Vous intégrez de nombreuses images et infographies dans vos vidéos. Est-ce pour alléger encore davantage ?

Oui, un schéma bien fait peut donner plus d’informations qu’une personne parlant pendant 20 minutes. Lorsque j’ai commencé Mister Geopolitix, même les employés de YouTube nous disaient que dépasser 3 minutes pour une vidéo était compliqué. J’ai donc cherché à rendre mes vidéos dynamiques pour diminuer l’aspect rébarbatif de certains contenus.

Faites-vous appel à des experts pour l’écriture ?

Tout dépend des formats des vidéos. L’un d’eux s’appelle « Dans la peau de » et consiste uniquement en une interview. Je fais seulement une introduction contextualisant la fonction de la personne ou la thématique, et les questions sont posées par mes abonnés.

Le but est de donner la parole à des personnes (humanitaires, espions, militaires,…) qui humanisent les grands sujets de géopolitique.
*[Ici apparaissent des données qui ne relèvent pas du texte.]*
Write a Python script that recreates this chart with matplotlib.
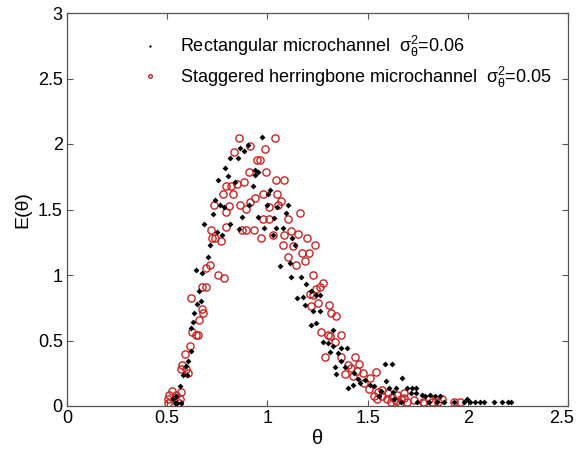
import matplotlib
matplotlib.use("Agg")
import matplotlib.pyplot as plt
import matplotlib.transforms as mtransforms
import numpy as np

plt.rcParams['font.family'] = ['Liberation Sans', 'DejaVu Sans']
plt.rcParams['mathtext.fontset'] = 'custom'
plt.rcParams['mathtext.rm'] = 'Liberation Sans'
plt.rcParams['mathtext.it'] = 'Liberation Sans:italic'

# Rectangular microchannel (black dots)
rect_x = [0.972, 0.901, 0.865, 0.885, 0.851, 0.815, 0.936, 0.955, 0.936, 0.787,
          0.752, 0.804, 0.837, 0.926, 1.013, 1.005, 0.741, 0.762, 0.782, 0.909,
          1.000, 1.050, 1.101, 0.729, 0.873, 0.955, 1.035, 1.091, 0.686, 0.749,
          0.771, 0.815, 0.860, 0.984, 1.043, 1.076, 1.030, 1.124, 1.137, 0.716,
          0.703, 1.063, 1.112, 0.642, 0.675, 1.120, 1.167,
          0.658, 0.667, 0.650, 0.634, 0.629, 0.617, 0.617, 0.605, 0.593, 0.579,
          0.601, 0.563, 0.543, 0.530, 0.551, 0.567, 0.540,
          1.195, 1.150,
          1.178, 1.219, 1.244, 1.261, 1.187, 1.228, 1.261, 1.219, 1.244, 1.327,
          1.277, 1.302, 1.327, 1.368, 1.398, 1.310, 1.354, 1.335, 1.368, 1.385,
          1.434, 1.450, 1.401, 1.426, 1.464, 1.488, 1.513, 1.533, 1.591, 1.586,
          1.624, 1.673, 1.566, 1.607, 1.640, 1.698, 1.723, 1.744, 1.741, 1.715,
          1.558, 1.629, 1.772, 1.788, 1.813, 1.838, 1.862, 1.749, 1.805, 1.846,
          1.879, 1.929, 1.979, 1.996, 2.012, 2.037, 2.060, 2.080, 2.130, 1.668,
          1.632, 2.170, 2.200, 2.215, 1.343]
rect_y = [2.054, 1.995, 1.970, 1.945, 1.894, 1.894, 1.805, 1.785, 1.767, 1.813,
          1.729, 1.754, 1.709, 1.678, 1.648, 1.615, 1.571, 1.538, 1.521, 1.538,
          1.538, 1.521, 1.538, 1.462, 1.442, 1.442, 1.432, 1.470, 1.386, 1.330,
          1.305, 1.386, 1.353, 1.356, 1.356, 1.356, 1.305, 1.280, 1.226, 1.226,
          1.140, 1.069, 1.089, 1.036, 1.013, 0.988, 0.988,
          0.878, 0.802, 0.777, 0.713, 0.642, 0.592, 0.421, 0.345, 0.307, 0.236,
          0.236, 0.155, 0.076, 0.053, 0.023, 0.023, 0.023,
          0.929, 0.823,
          0.835, 0.878, 0.850, 0.850, 0.769, 0.726, 0.726, 0.617, 0.637, 0.581,
          0.490, 0.480, 0.459, 0.439, 0.440, 0.409, 0.405, 0.295, 0.345, 0.300,
          0.250, 0.206, 0.135, 0.160, 0.175, 0.200, 0.160, 0.150, 0.193, 0.320,
          0.320, 0.210, 0.117, 0.135, 0.135, 0.135, 0.135, 0.135, 0.100, 0.100,
          0.080, 0.110, 0.084, 0.080, 0.084, 0.080, 0.080, 0.033, 0.033, 0.033,
          0.033, 0.033, 0.033, 0.050, 0.033, 0.033, 0.033, 0.033, 0.033, 0.033,
          0.050, 0.030, 0.028, 0.028, 0.244]

# Staggered herringbone microchannel (red open circles)
shb_x = [0.856, 1.038, 0.914, 0.989, 0.835, 0.947, 0.962, 0.906, 0.993, 1.043,
         1.083, 0.881, 0.848, 0.820, 0.794, 0.777, 0.828, 0.914, 0.939, 0.980,
         1.046, 1.068, 0.733, 0.807, 0.865, 0.893, 1.008, 1.054, 1.165, 0.794,
         0.977, 1.008, 1.104, 0.718, 0.795, 0.873, 0.894, 0.931, 0.967, 1.030,
         1.083, 1.120, 1.153, 0.724, 0.766, 0.738, 1.200, 1.236, 1.076, 1.129,
         1.175, 1.206, 1.104, 1.187, 1.145, 0.713, 0.695, 0.754, 0.782, 1.228,
         0.675, 0.692, 0.617, 0.672, 0.680, 0.658, 0.625, 0.642, 0.653, 0.614,
         0.589, 0.576, 0.568, 0.594, 0.605, 0.526, 0.510, 0.543, 0.502, 0.563,
         0.505, 0.557, 0.568,
         1.277, 1.261, 1.244, 1.211, 1.228, 1.252, 1.219, 1.305, 1.318, 1.343,
         1.269, 1.300, 1.314, 1.368, 1.338, 1.286, 1.368, 1.439, 1.401, 1.417,
         1.459, 1.448, 1.385, 1.426, 1.475, 1.541, 1.513, 1.483, 1.508, 1.550,
         1.533, 1.574, 1.599, 1.649, 1.665, 1.640, 1.681, 1.698, 1.731, 1.777,
         1.805, 1.822, 1.780, 1.615, 1.545, 1.929, 1.681, 1.600, 1.620, 1.570,
         1.660, 1.850, 1.870, 1.960]
shb_y = [2.046, 2.046, 1.988, 1.965, 1.937, 1.881, 1.881, 1.787, 1.787, 1.729,
         1.729, 1.711, 1.691, 1.678, 1.678, 1.622, 1.622, 1.559, 1.589, 1.622,
         1.622, 1.564, 1.533, 1.530, 1.533, 1.505, 1.521, 1.533, 1.475, 1.480,
         1.424, 1.424, 1.424, 1.340, 1.368, 1.340, 1.340, 1.340, 1.280, 1.305,
         1.305, 1.335, 1.310, 1.280, 1.259, 1.280, 1.280, 1.226, 1.226, 1.221,
         1.170, 1.170, 1.140, 1.107, 1.076, 1.076, 1.051, 0.998, 0.980, 0.998,
         0.911, 0.911, 0.823, 0.739, 0.713, 0.655, 0.566, 0.541, 0.541, 0.455,
         0.396, 0.312, 0.282, 0.282, 0.251, 0.117, 0.084, 0.084, 0.053, 0.053,
         0.023, 0.025, 0.109,
         0.942, 0.911, 0.891, 0.853, 0.850, 0.790, 0.764, 0.770, 0.713, 0.688,
         0.566, 0.545, 0.535, 0.541, 0.485, 0.371, 0.371, 0.371, 0.315, 0.287,
         0.320, 0.269, 0.244, 0.231, 0.250, 0.260, 0.211, 0.175, 0.129, 0.104,
         0.080, 0.074, 0.053, 0.084, 0.053, 0.041, 0.060, 0.033, 0.048, 0.033,
         0.050, 0.033, 0.025, 0.033, 0.050, 0.033, 0.100, 0.100, 0.070, 0.120,
         0.020, 0.030, 0.050, 0.030]

labels = [r'Rectangular microchannel  $\mathregular{\sigma_\theta^2}$=0.06',
          r'Staggered herringbone microchannel  $\mathregular{\sigma_\theta^2}$=0.05']
xticks = [0, 0.5, 1, 1.5, 2, 2.5]
xticklabels = ['0', '0.5', '1', '1.5', '2', '2.5']
yticks = [0, 0.5, 1, 1.5, 2, 2.5, 3]
yticklabels = ['0', '0.5', '1', '1.5', '2', '2.5', '3']

fig = plt.figure(figsize=(5.79, 4.53), dpi=100)
ax = fig.add_axes([67 / 579, 47 / 453, 501 / 579, 393 / 453])

red = '#cc2222'
ax.plot(rect_x, rect_y, linestyle='none', marker='D', markersize=3.0,
        color='black', markeredgewidth=0, label=labels[0], zorder=3)
ax.plot(shb_x, shb_y, linestyle='none', marker='o', markersize=5.2,
        markerfacecolor='none', markeredgecolor=red, markeredgewidth=1.0,
        label=labels[1], zorder=2)

ax.set_xlim(0, 2.5)
ax.set_ylim(0, 3)
ax.set_xticks(xticks)
ax.set_xticklabels(xticklabels)
ax.set_yticks(yticks)
ax.set_yticklabels(yticklabels)
ax.tick_params(direction='in', top=True, right=True, labelsize=13, length=4,
               width=0.8, pad=3, color='#555555')
for s in ax.spines.values():
    s.set_linewidth(0.9)
    s.set_color('#555555')
ax.set_xlabel('θ', fontsize=14.5, labelpad=1)
ax.set_ylabel('E(θ)', fontsize=14, labelpad=5)

# shift the last x tick label slightly left so it stays inside the figure
lab = ax.get_xticklabels()[-1]
lab.set_transform(lab.get_transform() +
                  mtransforms.ScaledTranslation(-6 / 100, 0, fig.dpi_scale_trans))

leg = ax.legend(loc='upper left', bbox_to_anchor=(0.134, 0.965), frameon=False,
                fontsize=13, handlelength=1.0, handletextpad=1.15,
                labelspacing=0.3, markerscale=0.5, borderaxespad=0)

fig.savefig('out.png', dpi=100)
J’aimerais beaucoup interroger, dans ce cadre-là, un ambassadeur pour parler des relations internationales et de la diplomatie.

Depuis octobre 2019, une plateforme VàD de documentaires géopolitiques porte votre nom. Comment s’est fait ce projet ?

J’ai été contacté par ALCHIMIE, une agence qui achète les droits de documentaires pour les proposer ensuite à des plateformes VàD. Elle cherchait une nouvelle stratégie de diffusion afin de renouveler le public de ses films. Elle s’est donc tournée vers les vidéastes. Au départ, il ne s’agissait que de contenus militaires mais nous sommes allés plus loin lorsque l’audience a bien marché. Ils m’ont créé une page dédiée et essayent de renouveler les reportages en fonction des vidéos que je publie sur YouTube. Ils ont ainsi mis en place une sélection autour du narcotrafic lorsque j’ai mis en ligne mon reportage au Mexique. Je choisis également des reportages dans leur catalogue. Ce projet me plaisait car je n’ai pas le même mode de production que certains vidéastes publiant deux contenus par semaine. J’ai essayé de suivre ce rythme il y a trois ans et de publier plus rapidement, mais je survolais les sujets et je n’étais pas convaincu par le résultat. Mes abonnés non plus. En plus de me garantir un revenu régulier, cette plateforme permet d’aller plus loin en respectant mon ADN.